# Start of INPUT ROWS

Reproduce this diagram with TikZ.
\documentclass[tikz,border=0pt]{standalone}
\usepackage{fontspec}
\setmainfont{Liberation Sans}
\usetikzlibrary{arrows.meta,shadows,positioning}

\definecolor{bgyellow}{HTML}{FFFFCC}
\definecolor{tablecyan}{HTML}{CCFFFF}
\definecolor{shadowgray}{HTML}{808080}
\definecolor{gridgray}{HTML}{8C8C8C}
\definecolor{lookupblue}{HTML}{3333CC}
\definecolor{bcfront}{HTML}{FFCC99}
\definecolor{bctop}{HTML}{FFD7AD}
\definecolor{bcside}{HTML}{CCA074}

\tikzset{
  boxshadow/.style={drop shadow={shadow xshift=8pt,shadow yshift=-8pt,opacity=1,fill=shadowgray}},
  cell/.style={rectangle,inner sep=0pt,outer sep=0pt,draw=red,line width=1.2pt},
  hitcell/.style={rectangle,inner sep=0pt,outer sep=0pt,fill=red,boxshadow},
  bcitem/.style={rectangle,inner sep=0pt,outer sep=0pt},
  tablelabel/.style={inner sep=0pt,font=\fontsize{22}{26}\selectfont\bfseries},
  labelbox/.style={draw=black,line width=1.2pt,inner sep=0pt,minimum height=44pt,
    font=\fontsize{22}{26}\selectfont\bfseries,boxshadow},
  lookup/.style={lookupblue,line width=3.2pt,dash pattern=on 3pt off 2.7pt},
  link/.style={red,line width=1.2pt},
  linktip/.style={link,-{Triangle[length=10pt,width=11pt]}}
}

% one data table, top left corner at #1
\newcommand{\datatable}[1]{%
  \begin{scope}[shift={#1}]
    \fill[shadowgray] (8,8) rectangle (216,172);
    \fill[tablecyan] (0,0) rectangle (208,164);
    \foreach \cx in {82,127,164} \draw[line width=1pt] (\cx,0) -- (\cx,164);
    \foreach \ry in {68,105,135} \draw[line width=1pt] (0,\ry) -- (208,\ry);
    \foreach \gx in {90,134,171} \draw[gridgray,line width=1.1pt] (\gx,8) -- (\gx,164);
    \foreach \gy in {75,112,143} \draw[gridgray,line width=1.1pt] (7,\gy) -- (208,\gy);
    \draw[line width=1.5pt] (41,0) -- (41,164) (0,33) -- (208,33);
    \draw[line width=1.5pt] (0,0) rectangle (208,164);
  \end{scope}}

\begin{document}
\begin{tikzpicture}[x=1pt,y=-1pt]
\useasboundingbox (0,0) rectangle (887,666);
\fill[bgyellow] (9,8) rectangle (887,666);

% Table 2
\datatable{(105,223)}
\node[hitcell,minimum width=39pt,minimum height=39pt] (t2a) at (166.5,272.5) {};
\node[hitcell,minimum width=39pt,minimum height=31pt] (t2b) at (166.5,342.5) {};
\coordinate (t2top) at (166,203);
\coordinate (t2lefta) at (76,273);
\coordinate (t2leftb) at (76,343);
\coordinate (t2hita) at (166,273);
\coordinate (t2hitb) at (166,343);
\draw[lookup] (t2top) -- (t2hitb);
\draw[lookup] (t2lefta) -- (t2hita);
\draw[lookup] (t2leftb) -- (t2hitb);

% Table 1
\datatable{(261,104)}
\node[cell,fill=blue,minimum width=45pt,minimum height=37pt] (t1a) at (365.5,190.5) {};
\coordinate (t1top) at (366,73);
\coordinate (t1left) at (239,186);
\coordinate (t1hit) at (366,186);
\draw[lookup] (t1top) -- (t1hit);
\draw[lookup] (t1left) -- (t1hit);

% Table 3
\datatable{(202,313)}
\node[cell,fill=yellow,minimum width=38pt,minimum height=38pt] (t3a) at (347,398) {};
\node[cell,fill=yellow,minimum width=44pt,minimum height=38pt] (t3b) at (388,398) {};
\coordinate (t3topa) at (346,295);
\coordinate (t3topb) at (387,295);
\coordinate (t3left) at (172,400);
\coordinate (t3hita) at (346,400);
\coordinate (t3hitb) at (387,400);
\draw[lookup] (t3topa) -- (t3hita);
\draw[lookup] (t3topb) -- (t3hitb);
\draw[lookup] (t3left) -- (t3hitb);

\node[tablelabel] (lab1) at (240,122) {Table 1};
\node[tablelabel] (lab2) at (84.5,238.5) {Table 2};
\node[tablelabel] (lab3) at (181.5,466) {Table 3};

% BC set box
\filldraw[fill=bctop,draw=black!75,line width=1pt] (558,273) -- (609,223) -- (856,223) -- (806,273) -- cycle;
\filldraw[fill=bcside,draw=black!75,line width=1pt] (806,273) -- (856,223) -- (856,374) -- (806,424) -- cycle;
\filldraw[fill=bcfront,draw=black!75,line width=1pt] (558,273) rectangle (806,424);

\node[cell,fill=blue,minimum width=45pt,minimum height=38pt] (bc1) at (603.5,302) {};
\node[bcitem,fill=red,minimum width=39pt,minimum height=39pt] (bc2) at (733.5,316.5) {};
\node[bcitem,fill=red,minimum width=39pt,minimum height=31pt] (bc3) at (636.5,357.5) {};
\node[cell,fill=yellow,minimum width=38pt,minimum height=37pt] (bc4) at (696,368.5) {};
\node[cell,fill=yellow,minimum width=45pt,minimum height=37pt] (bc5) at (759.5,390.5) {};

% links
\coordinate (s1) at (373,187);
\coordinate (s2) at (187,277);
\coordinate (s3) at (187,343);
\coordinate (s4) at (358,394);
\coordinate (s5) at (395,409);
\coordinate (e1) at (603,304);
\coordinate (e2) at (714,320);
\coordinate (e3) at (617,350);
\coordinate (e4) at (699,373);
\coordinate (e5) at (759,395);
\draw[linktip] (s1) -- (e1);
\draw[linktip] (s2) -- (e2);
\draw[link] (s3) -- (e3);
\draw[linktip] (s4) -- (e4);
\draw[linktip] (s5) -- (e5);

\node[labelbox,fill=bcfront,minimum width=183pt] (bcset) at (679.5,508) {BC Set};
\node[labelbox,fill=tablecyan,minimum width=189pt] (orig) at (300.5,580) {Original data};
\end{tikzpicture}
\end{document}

# End of INPUT ROWS
# Start of INPUT ROWS

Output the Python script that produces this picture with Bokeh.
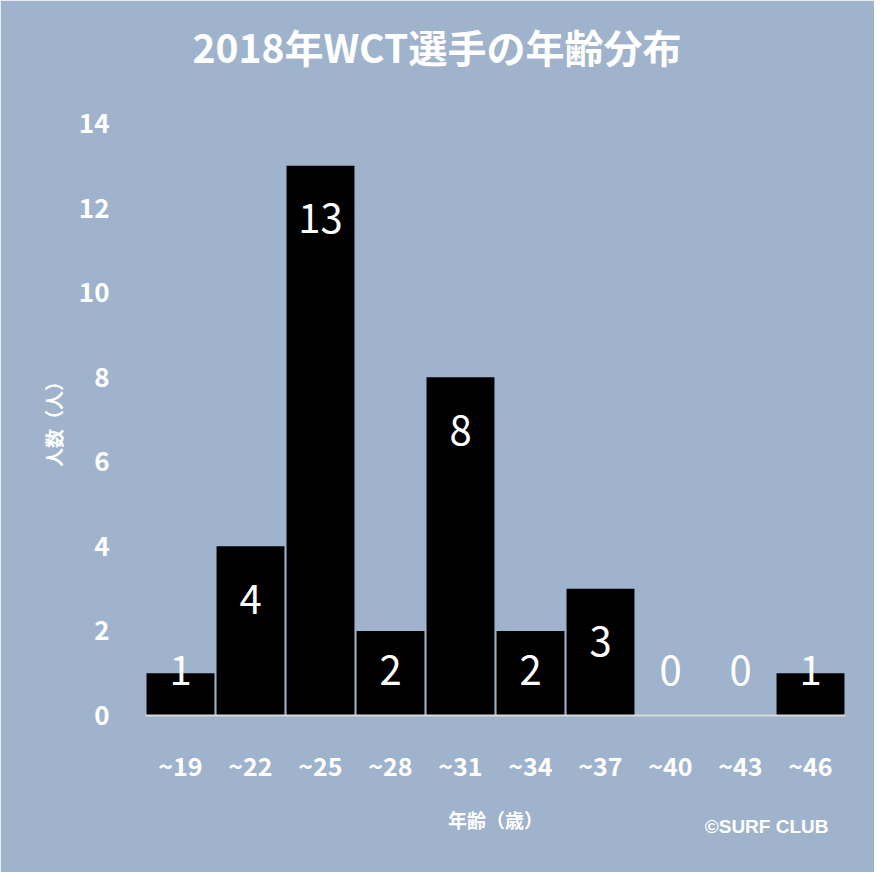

# End of INPUT ROWS

• [WRITTEN REQUEST]: Pick out the lines containing the word "with" and show them.

• [ANSWER FOR THIS EXERCISE]:
Reproduce this diagram with TikZ.
Output the Python script that produces this picture with Bokeh.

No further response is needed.